One of the many things that impress me with the film is that it doesn’t let Schindler’s later worth cloud his early appearances. There is no doubt that he arrived in Krakow with the express intentions of getting rich, no matter the conditions of those who he got rich off. He attempts to get something for nothing in his early dealings, asking Jews to put of funds to buy the business in exchange for pots and pans, items which are nothing to him. He is a man who knows he is a king of his domain and is happy to use the money and expertise of the Jews he encounters to gain success. It isn’t until he witnesses the severely distressing ‘cleansing of the ghetto’ in which 10,000 are killed and many thousands more shipped off to labour or extermination camps that his thoughts and actions begin to shift towards not only self preservation but also the preservation of those who have helped to get him where he is. Here he uses his smarts, charm and money to persuade and bribe fellow Germans to allow him to keep ‘his’ Jews.
Despite the unimaginably harrowing story, seeing past it and viewing the film as an art form, it is simply one of the most beautifully crafted movies I’ve seen. The film has a timeless quality but also feels firmly set in the 1940s. The film also has a documentary feel to it, in part due to the handheld, in your face nature of the camera work and in part due to the cinematography and direction being close up and unashamedly graphic, filled with neo-realism. The documentary feel is also aided by the fact that the film is shot mostly in black and white. The use of light also gives it the feel off the sort of footage you’d see in perhaps early Russian cinema. It feels as though there is almost always a low winter sun, shining on the weathered faces of the prisoners. For a man considered by some as a sort of modern day Cecil B. DeMille, famed for his vast scale epic films, fantastic camera work and wide vistas, Spielberg almost goes back to basics here, managing to be unflashy but at the same time produce incredibly beautiful shots, albeit filled with grim despair and vividly shocking content.
It's impossible to pick out scenes either for their importance or impact as the film contains so many but the shower scene probably made me most nervous and anxious, despite having scene the film a couple of times before. The red coat scene also stands out in the memory but another which is memorable and feels like it goes on forever is the scene in which Goth takes a hinge maker out to be shot but is unable to successfully fire his gun. The time it takes and discussion while the man kneels awaiting his execution is terrifying to watch, let alone imagine it is a scene which could have been removed from real life. The clearing of the ghetto is another sequence that fills me with dread each time I watch it and it only gets worse at night.
The film features literally hundreds of fantastic performances from actors who often only appear on screen for a matter of seconds. The sense of fear and hopelessness in the eyes of the actors is palpable and it’s no surprise that I read that some of the actors broke down in tears during certain scenes.

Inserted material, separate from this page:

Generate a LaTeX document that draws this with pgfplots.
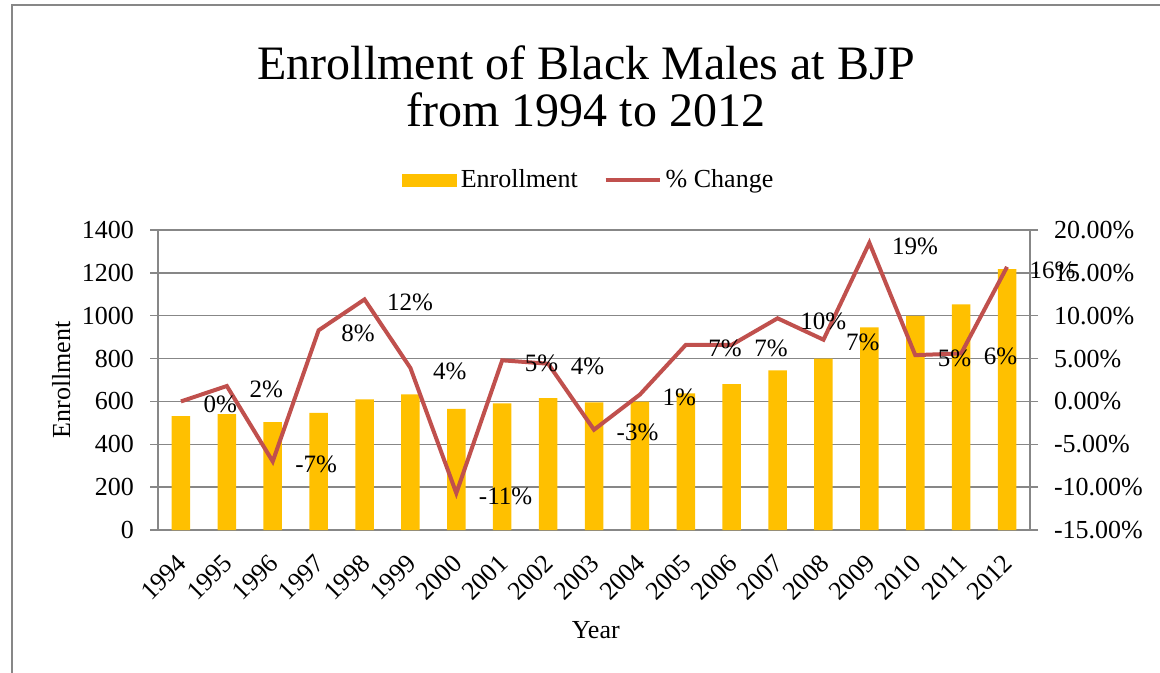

Members of the crew also turned away at times too, unable to look on. The central trio of Liam Neeson, Ben Kingsley and Ralph Fiennes are also brilliant, each delivering mesmerising but very different performances. Neeson gives a sense of fear for his own safety and wellbeing throughout, realising that he is drawing ever closer to his own demise as he slowly begins to help his workers in a more overt fashion. His strong speeches and playing with the SS are incredible to watch. In Amon Goth, Ralph Fiennes surely brings to life one of the all time screen villains. Unbelievably based on a real man, a thought that makes me shudder, he creates a man so full of evil that I often had a nervous tension in my stomach when he was on screen. The ease with which he picked up his gun and took aim at whoever just happened to appear in his cross-hairs was sickening and all credit must go to Fiennes for going all out to create such a viciously evil character. Both Neeson and Fiennes received well deserved Oscar nominations but personally I feel that Ben Kingsley was overlooked. He brings about a quiet dignity with his performance and manages to play the middle man role well. Something I liked about the performances and script is that although the actors were mostly speaking in English, they spoke in the same way as someone speaking English in a second language would. It wasn't always perfect and sentences were occasionally mixed up in the way that a European speaking English may do. It was only a subtle thing but made a lot of difference for me, someone who isn't usually a fan of English films with accented actors. Spielberg originally wanted to produce the film in German and Polish but felt subtitles would give the audience an excuse to look away from the main body of the screen and thus away from the harsh reality of his scenes.
Schindler’s List is the sort of film which everyone should see at least once. I first saw it at school but my girlfriend only saw it for the first time today. It and others like it help to keep the images and history of what happened in Europe during the war fresh in the minds of people and means it will never be forgotten. It allows young people to gain even the slightest of insight into our worst days and make sure it never happens again. It’s a constant reminder to us all of what we as a species are capable of if gone unchecked and that is a thought that terrifies me. I’m still dumbfounded to comprehend how something as unbelievably shocking as the Holocaust happened, let alone in the lifetimes of people who are still with us. I simply can’t comprehend how it happened or even why and films like Schindler’s List mean it is always there as a reminder. It’s film making and storytelling at its finest despite showing us a glimpse of humanity at its worst.